## EXERCISE DETAILS
Your task is to retype the lines from the opening of the material through the line that includes "import plotly.graph_objects as go". Do not copy the pictures.

--- Start of INFORMATION SHOWN ---

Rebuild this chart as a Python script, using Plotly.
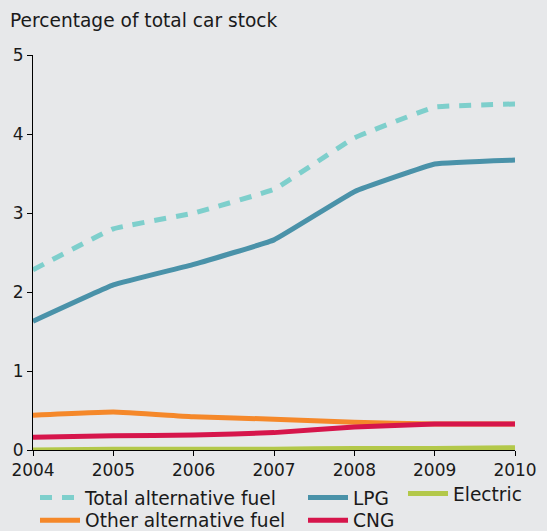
import plotly.graph_objects as go

years = [2004, 2005, 2006, 2007, 2008, 2009, 2010]
total_alt = [2.28, 2.80, 3.00, 3.30, 3.95, 4.34, 4.38]
lpg = [1.63, 2.09, 2.35, 2.66, 3.27, 3.62, 3.67]
other_alt = [0.44, 0.48, 0.42, 0.39, 0.35, 0.33, 0.33]
cng = [0.16, 0.18, 0.19, 0.22, 0.29, 0.33, 0.33]
electric = [0.00, 0.01, 0.01, 0.01, 0.02, 0.02, 0.03]
y_ticks = [0, 1, 2, 3, 4, 5]

BG = "#e7e8ea"
FONT = "DejaVu Sans"
SM = 0.25

fig = go.Figure()
common = dict(mode="lines", line_shape="spline")
fig.add_trace(go.Scatter(x=years, y=electric, name="Electric", legend="legend3",
                         line=dict(color="#b3c84a", width=5, smoothing=SM), **common))
fig.add_trace(go.Scatter(x=years, y=other_alt, name="Other alternative fuel", legend="legend4",
                         line=dict(color="#f5882a", width=5, smoothing=SM), **common))
fig.add_trace(go.Scatter(x=years, y=cng, name="CNG", legend="legend5",
                         line=dict(color="#d6154b", width=5, smoothing=SM), **common))
fig.add_trace(go.Scatter(x=years, y=lpg, name="LPG", legend="legend2",
                         line=dict(color="#4a92a9", width=5, smoothing=SM), **common))
fig.add_trace(go.Scatter(x=years, y=total_alt, name="Total alternative fuel", legend="legend",
                         line=dict(color="#7ecfcc", width=5, dash="12px,10px", smoothing=SM), **common))

leg_common = dict(orientation="v", xanchor="left", yanchor="top", bgcolor="rgba(0,0,0,0)",
                  borderwidth=0, font=dict(family=FONT, size=18.6, color="#1a1a1a"),
                  itemwidth=40, tracegroupgap=0)

fig.update_layout(
    width=547, height=531,
    paper_bgcolor=BG, plot_bgcolor=BG,
    margin=dict(l=33, r=32, t=55, b=81, autoexpand=False),
    font=dict(family=FONT, size=17, color="#1a1a1a"),
    title=dict(text="Percentage of total car stock", x=10/547, xref="container", xanchor="left",
               y=1 - 20/531, yref="container", yanchor="middle",
               font=dict(family=FONT, size=18.6, color="#1a1a1a")),
    xaxis=dict(range=[2004, 2010], tickvals=years, ticktext=[str(y) for y in years],
               showline=True, linecolor="black", linewidth=1, ticks="outside", ticklen=5,
               tickcolor="black", showgrid=False, zeroline=False,
               tickfont=dict(family=FONT, size=17)),
    yaxis=dict(range=[0, 5], tickvals=y_ticks, showline=True, linecolor="black", linewidth=1,
               ticks="outside", ticklen=5, tickcolor="black", showgrid=False, zeroline=False,
               tickfont=dict(family=FONT, size=17)),
    showlegend=True,
    legend=dict(x=2/482, y=-0.073, **leg_common),
    legend2=dict(x=270/482, y=-0.073, **leg_common),
    legend3=dict(x=370/482, y=-0.063, **leg_common),
    legend4=dict(x=2/482, y=-0.1306, **leg_common),
    legend5=dict(x=270/482, y=-0.1306, **leg_common),
)

fig.write_html("out.html", config={"displayModeBar": False},
               post_script="document.body.style.margin='0';document.body.style.background='%s';" % BG)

--- End of INFORMATION SHOWN ---

## WRITTEN SOLUTION
Rebuild this chart as a Python script, using Plotly.
import plotly.graph_objects as go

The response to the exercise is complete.